Sep 01, 2005 00:21
Returning to Hogwarts after Christmas (who else chuckled at McGonagall's truly insouciant greeting to her students?) Harry gets up with Hermione to fill her in on his news about Snape & Malfoy. Like a dog with a good bone, Harry refuses to give up his theory about what it could mean, still insisting that Malfoy is in league with Voldemort. Hermione helps him connect Fenrir Greyback to Voldemort and Malfoy, much to Harry's great excitement, though she still doubts it. Even Dumbledore blows it off (later in the chapter)--and becomes quite sharp when Harry questions the old man's brainpower and his trust in Snape. (Oooh, feel the chill)
Everyone is all a-twitter about taking Apparition lessons (who else found it boggling that Hogwarts didn't offer the course as part of the curriculum AND that they have to pay for the lessons?)

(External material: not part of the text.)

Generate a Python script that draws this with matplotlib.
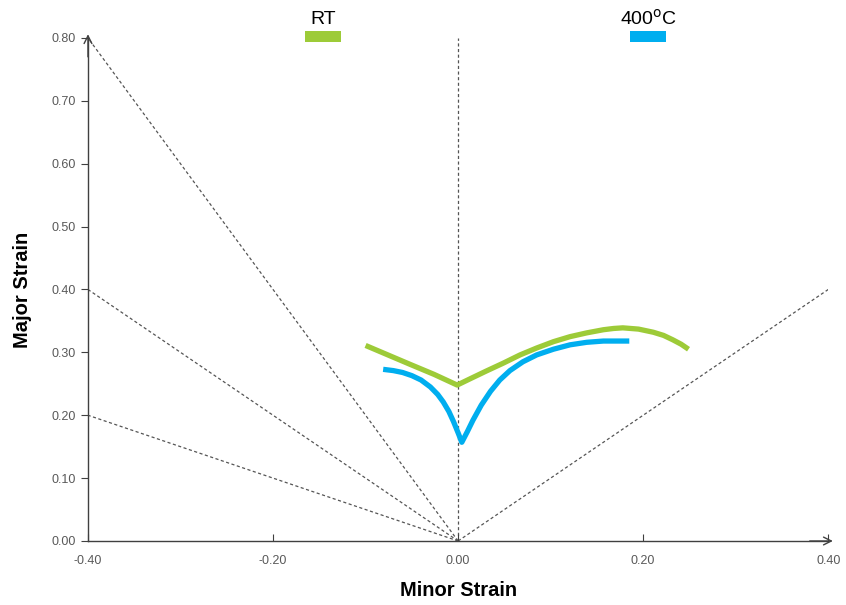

Later that night, Harry and Dumbledore have an interesting conversation about Harry's encounter with Scrimgeour. Dumbledore keeps his replies in his calm, sometimes loopy, style. But when Harry declares that he affirmed that he was Dumbledore's man through and through, the old wizard is moved by Harry's loyalty. After their disagreement over Snape (see above), they press on to the evening's work--interpreting two more memories stored in the Pensieve. First, Tom Riddle comes to Hogwarts, and Harry figures out that Dumbledore never trusted the boy's apparent change of attitude from the orphanage and resolved to keep an eye on him. During his time in school, Riddle gathered about himself "friends" who became the Death Eaters and discovered information about his parentage. The memory is of Riddle's visit to the Gaunt house and the conversation with Morfin Gaunt, conducted entirely in Parseltongue. The memory ends, and Dumbledore fills Harry in on the events that happened afterwards: the Riddles' deaths, Morfin's false imprisonment, Dumbledore's speculation on how things came to pass, and that it took Legilimency to coax out the real memory.

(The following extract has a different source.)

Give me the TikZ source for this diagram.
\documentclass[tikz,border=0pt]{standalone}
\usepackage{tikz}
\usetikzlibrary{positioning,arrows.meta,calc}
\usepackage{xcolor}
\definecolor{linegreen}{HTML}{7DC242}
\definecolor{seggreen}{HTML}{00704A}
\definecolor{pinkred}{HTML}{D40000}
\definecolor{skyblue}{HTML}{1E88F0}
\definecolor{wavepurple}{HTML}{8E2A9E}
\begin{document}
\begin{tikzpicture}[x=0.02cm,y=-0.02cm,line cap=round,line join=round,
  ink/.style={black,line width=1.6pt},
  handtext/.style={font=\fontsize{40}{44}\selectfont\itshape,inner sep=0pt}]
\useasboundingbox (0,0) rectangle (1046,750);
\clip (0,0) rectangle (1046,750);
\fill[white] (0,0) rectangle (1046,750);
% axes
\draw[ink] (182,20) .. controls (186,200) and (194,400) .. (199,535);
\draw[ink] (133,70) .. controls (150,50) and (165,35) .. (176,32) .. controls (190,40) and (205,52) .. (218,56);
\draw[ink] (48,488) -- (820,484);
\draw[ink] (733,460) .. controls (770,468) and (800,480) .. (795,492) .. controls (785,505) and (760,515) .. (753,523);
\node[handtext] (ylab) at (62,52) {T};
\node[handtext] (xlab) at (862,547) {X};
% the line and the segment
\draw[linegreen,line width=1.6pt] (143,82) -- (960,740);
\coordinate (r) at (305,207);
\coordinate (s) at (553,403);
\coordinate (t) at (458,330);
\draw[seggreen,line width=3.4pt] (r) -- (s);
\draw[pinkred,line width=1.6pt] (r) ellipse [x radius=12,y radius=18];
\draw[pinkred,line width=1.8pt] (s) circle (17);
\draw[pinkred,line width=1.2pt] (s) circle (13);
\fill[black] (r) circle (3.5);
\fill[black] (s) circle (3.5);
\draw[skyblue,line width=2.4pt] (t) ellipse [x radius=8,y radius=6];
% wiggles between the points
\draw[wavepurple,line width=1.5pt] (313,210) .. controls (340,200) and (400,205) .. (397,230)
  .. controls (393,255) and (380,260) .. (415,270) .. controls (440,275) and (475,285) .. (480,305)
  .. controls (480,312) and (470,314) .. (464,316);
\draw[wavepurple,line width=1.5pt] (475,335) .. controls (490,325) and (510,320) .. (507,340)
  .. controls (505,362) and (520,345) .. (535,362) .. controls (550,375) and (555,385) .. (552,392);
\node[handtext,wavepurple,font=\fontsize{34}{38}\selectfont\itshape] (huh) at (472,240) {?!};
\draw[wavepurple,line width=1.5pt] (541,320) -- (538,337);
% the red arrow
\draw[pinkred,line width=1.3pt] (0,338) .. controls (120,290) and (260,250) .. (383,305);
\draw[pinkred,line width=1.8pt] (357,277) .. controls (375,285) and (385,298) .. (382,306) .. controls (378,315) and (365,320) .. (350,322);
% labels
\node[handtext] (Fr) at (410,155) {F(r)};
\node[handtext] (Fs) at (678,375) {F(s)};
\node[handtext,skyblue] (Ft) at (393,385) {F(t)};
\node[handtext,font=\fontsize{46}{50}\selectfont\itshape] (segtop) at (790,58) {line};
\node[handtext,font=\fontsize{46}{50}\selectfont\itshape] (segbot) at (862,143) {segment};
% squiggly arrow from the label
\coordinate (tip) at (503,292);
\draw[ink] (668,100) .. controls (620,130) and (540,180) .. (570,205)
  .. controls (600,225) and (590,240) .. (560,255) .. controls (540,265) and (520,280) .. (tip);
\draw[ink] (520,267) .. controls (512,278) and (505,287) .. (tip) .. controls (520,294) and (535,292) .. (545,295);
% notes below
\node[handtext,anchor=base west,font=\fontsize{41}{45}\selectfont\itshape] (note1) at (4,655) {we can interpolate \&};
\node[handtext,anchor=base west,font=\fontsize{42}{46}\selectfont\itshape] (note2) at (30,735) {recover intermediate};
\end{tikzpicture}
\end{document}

The second memory was of a very young Horace Slughorn with the Slug Club gathered about his feet. Slughorn is talking to Tom Riddle and then--the memory fills with a thick white fog. It continues with Riddle staying behind after the party breaks up to ask Slughorn about Horcruxes, and then the thick white fog is back with Slughorn yelling, "I don't know anything about Horcurxes and I wouldn't tell you if I did! (US ed p 371).
Dumbledore tells Harry that the memory has been tampered, because Slughorn is ashamed of what he remembered, or more importantly, told Riddle. But as with Morfin, the real memory exists, and Dumbledore assigns Harry the task of convincing Slughorn to reveal the true memory of that conversation about Horcruxes with Riddle. The evening ends with Dumbledore making his own declaration of his trust in Harry.